▸ Short problem: Set down each line of the material that follows, exactly, with no pictures.

▸ Information shown:
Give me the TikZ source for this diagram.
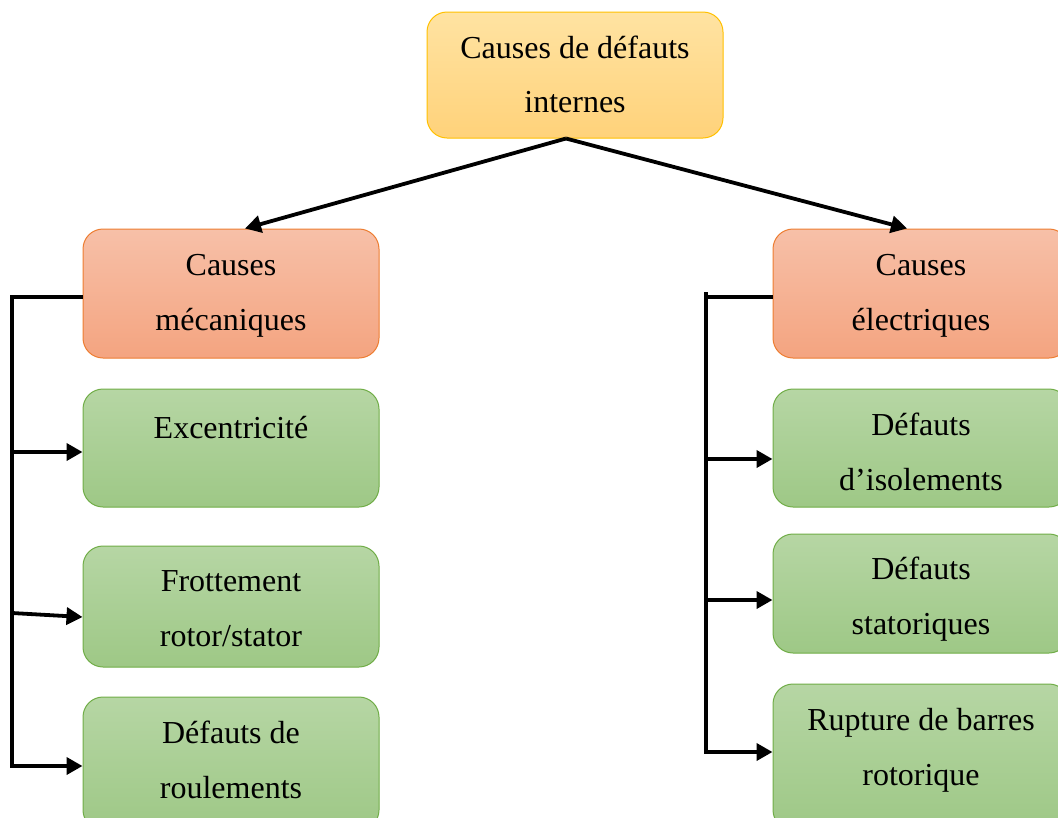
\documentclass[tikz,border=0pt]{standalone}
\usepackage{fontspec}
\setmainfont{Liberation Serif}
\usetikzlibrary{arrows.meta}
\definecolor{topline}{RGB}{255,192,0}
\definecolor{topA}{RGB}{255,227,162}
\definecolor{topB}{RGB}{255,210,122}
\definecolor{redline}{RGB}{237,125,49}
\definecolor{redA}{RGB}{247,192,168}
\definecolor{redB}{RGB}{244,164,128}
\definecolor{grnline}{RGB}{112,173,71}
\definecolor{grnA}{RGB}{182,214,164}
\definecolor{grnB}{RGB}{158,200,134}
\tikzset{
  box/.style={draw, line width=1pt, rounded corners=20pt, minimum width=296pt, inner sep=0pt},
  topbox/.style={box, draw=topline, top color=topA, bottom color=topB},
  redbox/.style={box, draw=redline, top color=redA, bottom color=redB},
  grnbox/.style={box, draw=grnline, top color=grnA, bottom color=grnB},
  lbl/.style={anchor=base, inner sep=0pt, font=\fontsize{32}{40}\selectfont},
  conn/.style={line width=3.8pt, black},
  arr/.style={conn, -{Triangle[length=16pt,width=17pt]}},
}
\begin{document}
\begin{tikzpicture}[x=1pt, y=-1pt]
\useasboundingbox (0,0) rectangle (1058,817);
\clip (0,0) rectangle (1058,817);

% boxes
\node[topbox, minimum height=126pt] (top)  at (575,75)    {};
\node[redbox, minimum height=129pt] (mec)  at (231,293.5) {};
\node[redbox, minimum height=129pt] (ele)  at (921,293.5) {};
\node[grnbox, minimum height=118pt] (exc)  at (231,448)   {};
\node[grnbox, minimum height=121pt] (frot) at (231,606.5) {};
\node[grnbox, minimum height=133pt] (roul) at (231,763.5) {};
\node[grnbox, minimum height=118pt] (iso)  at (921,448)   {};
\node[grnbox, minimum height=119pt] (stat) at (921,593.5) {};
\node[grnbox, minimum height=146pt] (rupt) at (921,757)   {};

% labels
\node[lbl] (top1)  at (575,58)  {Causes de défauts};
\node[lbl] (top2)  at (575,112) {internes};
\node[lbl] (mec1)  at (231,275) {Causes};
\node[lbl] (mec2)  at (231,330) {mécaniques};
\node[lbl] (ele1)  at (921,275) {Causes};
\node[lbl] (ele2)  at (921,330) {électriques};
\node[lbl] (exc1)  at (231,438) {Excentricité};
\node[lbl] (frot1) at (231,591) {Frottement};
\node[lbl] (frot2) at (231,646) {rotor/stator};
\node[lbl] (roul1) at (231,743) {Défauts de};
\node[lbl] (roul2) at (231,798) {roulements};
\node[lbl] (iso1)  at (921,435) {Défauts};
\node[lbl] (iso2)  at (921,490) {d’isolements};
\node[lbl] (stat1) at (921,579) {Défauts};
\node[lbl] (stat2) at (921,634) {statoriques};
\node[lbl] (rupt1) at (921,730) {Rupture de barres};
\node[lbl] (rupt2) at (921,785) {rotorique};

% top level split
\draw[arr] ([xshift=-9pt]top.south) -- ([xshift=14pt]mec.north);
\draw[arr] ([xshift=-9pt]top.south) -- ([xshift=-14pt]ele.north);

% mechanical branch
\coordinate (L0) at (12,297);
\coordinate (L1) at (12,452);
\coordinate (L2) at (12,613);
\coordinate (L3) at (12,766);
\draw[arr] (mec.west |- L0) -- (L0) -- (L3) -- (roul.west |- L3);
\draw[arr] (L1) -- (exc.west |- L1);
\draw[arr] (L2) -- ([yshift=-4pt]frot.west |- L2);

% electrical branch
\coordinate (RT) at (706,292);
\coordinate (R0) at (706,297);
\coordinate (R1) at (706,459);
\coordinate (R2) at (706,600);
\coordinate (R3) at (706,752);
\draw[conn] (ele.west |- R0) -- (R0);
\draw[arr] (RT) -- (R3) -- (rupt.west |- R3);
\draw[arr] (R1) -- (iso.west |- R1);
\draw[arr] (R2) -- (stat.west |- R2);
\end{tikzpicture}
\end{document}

▸ Complete output:
Give me the TikZ source for this diagram.
\documentclass[tikz,border=0pt]{standalone}
\usepackage{fontspec}
\setmainfont{Liberation Serif}
\usetikzlibrary{arrows.meta}
\definecolor{topline}{RGB}{255,192,0}
\definecolor{topA}{RGB}{255,227,162}
\definecolor{topB}{RGB}{255,210,122}
\definecolor{redline}{RGB}{237,125,49}
\definecolor{redA}{RGB}{247,192,168}
\definecolor{redB}{RGB}{244,164,128}
\definecolor{grnline}{RGB}{112,173,71}
\definecolor{grnA}{RGB}{182,214,164}
\definecolor{grnB}{RGB}{158,200,134}
\tikzset{
  box/.style={draw, line width=1pt, rounded corners=20pt, minimum width=296pt, inner sep=0pt},
  topbox/.style={box, draw=topline, top color=topA, bottom color=topB},
  redbox/.style={box, draw=redline, top color=redA, bottom color=redB},
  grnbox/.style={box, draw=grnline, top color=grnA, bottom color=grnB},
  lbl/.style={anchor=base, inner sep=0pt, font=\fontsize{32}{40}\selectfont},
  conn/.style={line width=3.8pt, black},
  arr/.style={conn, -{Triangle[length=16pt,width=17pt]}},
}
\begin{document}
\begin{tikzpicture}[x=1pt, y=-1pt]
\useasboundingbox (0,0) rectangle (1058,817);
\clip (0,0) rectangle (1058,817);

% boxes
\node[topbox, minimum height=126pt] (top)  at (575,75)    {};
\node[redbox, minimum height=129pt] (mec)  at (231,293.5) {};
\node[redbox, minimum height=129pt] (ele)  at (921,293.5) {};
\node[grnbox, minimum height=118pt] (exc)  at (231,448)   {};
\node[grnbox, minimum height=121pt] (frot) at (231,606.5) {};
\node[grnbox, minimum height=133pt] (roul) at (231,763.5) {};
\node[grnbox, minimum height=118pt] (iso)  at (921,448)   {};
\node[grnbox, minimum height=119pt] (stat) at (921,593.5) {};
\node[grnbox, minimum height=146pt] (rupt) at (921,757)   {};

% labels
\node[lbl] (top1)  at (575,58)  {Causes de défauts};
\node[lbl] (top2)  at (575,112) {internes};
\node[lbl] (mec1)  at (231,275) {Causes};
\node[lbl] (mec2)  at (231,330) {mécaniques};
\node[lbl] (ele1)  at (921,275) {Causes};
\node[lbl] (ele2)  at (921,330) {électriques};
\node[lbl] (exc1)  at (231,438) {Excentricité};
\node[lbl] (frot1) at (231,591) {Frottement};
\node[lbl] (frot2) at (231,646) {rotor/stator};
\node[lbl] (roul1) at (231,743) {Défauts de};
\node[lbl] (roul2) at (231,798) {roulements};
\node[lbl] (iso1)  at (921,435) {Défauts};
\node[lbl] (iso2)  at (921,490) {d’isolements};
\node[lbl] (stat1) at (921,579) {Défauts};
\node[lbl] (stat2) at (921,634) {statoriques};
\node[lbl] (rupt1) at (921,730) {Rupture de barres};
\node[lbl] (rupt2) at (921,785) {rotorique};

% top level split
\draw[arr] ([xshift=-9pt]top.south) -- ([xshift=14pt]mec.north);
\draw[arr] ([xshift=-9pt]top.south) -- ([xshift=-14pt]ele.north);

% mechanical branch
\coordinate (L0) at (12,297);
\coordinate (L1) at (12,452);
\coordinate (L2) at (12,613);
\coordinate (L3) at (12,766);
\draw[arr] (mec.west |- L0) -- (L0) -- (L3) -- (roul.west |- L3);
\draw[arr] (L1) -- (exc.west |- L1);
\draw[arr] (L2) -- ([yshift=-4pt]frot.west |- L2);

% electrical branch
\coordinate (RT) at (706,292);
\coordinate (R0) at (706,297);
\coordinate (R1) at (706,459);
\coordinate (R2) at (706,600);
\coordinate (R3) at (706,752);
\draw[conn] (ele.west |- R0) -- (R0);
\draw[arr] (RT) -- (R3) -- (rupt.west |- R3);
\draw[arr] (R1) -- (iso.west |- R1);
\draw[arr] (R2) -- (stat.west |- R2);
\end{tikzpicture}
\end{document}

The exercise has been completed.